The Central African Copperbelt has long been dominated by large companies, the Gécamines in Congo and the ZCCM in Zambia. Since the 1920s, these companies progressively developed a paternalistic labor regime that covered every aspect of their workers’ lives. Since the early 2000s, following the liberalization of the mining sector in both countries and the upsurge of copper prices, companies of different sizes and origins—including American majors, Chinese state-owned enterprises, Swiss commodity trading companies and junior companies from Canada, Australia and South Africa—have flocked to Central Africa to take over Gécamines and ZCCM assets and start new mining and industrial projects. Currently, there are about thirty mining projects found in operation in the region. Together, they produce more than two million tons of copper per year—a figure that will increase in the forthcoming years when new projects in the Congo will start production.
Building on the results of the WORKinMINING project, a research project funded by the European Research Council on the micropolitics of work in the mining companies of central Africa, this blogpost aims to share general thoughts about the changes that these new investors have brought to labor.

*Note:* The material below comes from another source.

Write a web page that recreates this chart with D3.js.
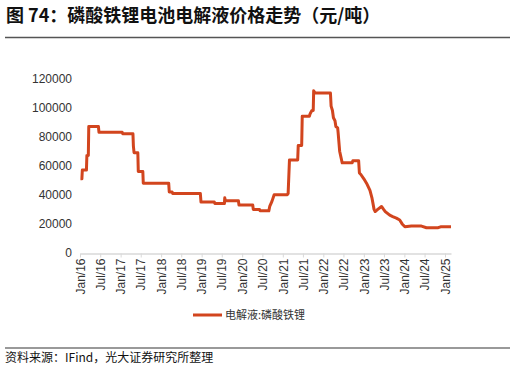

Three general trends in their labor practices are worth noting here:
- The new investors claim to break with the paternalism of the past, to focus on their core business—copper production. Those among them who bought mining and industrial assets from Gécamines or ZCCM did not take over their housing estates and social infrastructure. When social benefits are prescribed by law, they are generally converted into cash allowances or provided by subcontractors.
- Mining companies in the 21st century outsource a much larger range of activities to subcontractors than the state-owned enterprises of the past. Far from being limited to secondary activities such as catering, transport, cleaning, or security services, this practice includes core operations of a mine, including mining or maintenance. Today, between 40 and 60% of the people working on mine sites in Congo and Zambia are contract workers, who tend to have lower wages and fewer benefits than direct workers.
- Direct jobs in the mining sector are fewer and more precarious than in the past. Mining companies do not hesitate to organize mass lay-offs to respond to market pressures, most especially in Zambia, where production costs in the old underground mines are higher and the government more vulnerable to pressure on employment numbers.
Together, these trends point to the emergence of what we could call a “neoliberal” labor regime. Far from being specific to the Central African Copperbelt, this labor regime can be found to varying degrees in new mining projects all over the world. However, analyzing new investors’ labor practices as the manifestation of a broader neoliberal labor regime risks overlooking the diversity of mining projects characteristic of the recent boom. The comparison between various mining projects in the Central African Copperbelt suggests that, for each trend highlighted above, their labor practices show important variations depending of the type of capital involved (i.e. state vs. private), the area where they are established (i.e. rural vs. urban), and the type of mine being developed (i.e. underground vs. surface). Some investors have taken over existing social infrastructure, or built new company towns. Other companies provide relatively stable jobs to a predominantly permanent workforce.
In addition, an approach focusing on the neoliberal dimension of new mining investors’ labor practices excludes how they are negotiated by various categories of actors locally: HR managers, labor officials, trade unions, customary chiefs, etc. Developing a mining project does not fall within the perfectly controlled implementation of a rational plan: it is a complex process of improvisation and adaptation giving rise to various forms of mobilization, translation and resistance. Having said this, specific case studies developed in the WORKinMINING project indicate that the negotiation margin for the local actors mentioned above varies from one company to another, and tends to shrink with the development of mining projects.
The various categories of actors who contribute to shape mining companies’ labor practices also participate, in doing so, to the transformation of broader power configurations in Congo and Zambia. The WORKinMINING project focused on union politics, gender dynamics, the segmentation of the labor market, and the rise of identity politics. Generally speaking, the analysis suggests that, even though new mining projects have not fundamentally changed existing power configurations, they favored the emergence of new practices and discourses, increased social inequalities, and fueled union and political competition. This competition, however, does not develop along the same lines in Congo and Zambia. For various reasons, labor has been a more important political issue in Zambia than in the Congo.
Highlighting the diversity of mining projects and the complexity of the power games involved in the implementation of new labor practices does not necessarily prevent to see the labor regime currently emerging in Congo and Zambia as “neoliberal.” After all, the broader trends associated with this regime are present in both copperbelts, and they have considerably changed the rules of the game. Neoliberalism is best conceived as a Weberian ideal-type, a set of general characteristics which serve as an abstract starting point for comparing the micropolitics involved in the making of labor practices in different mining projects.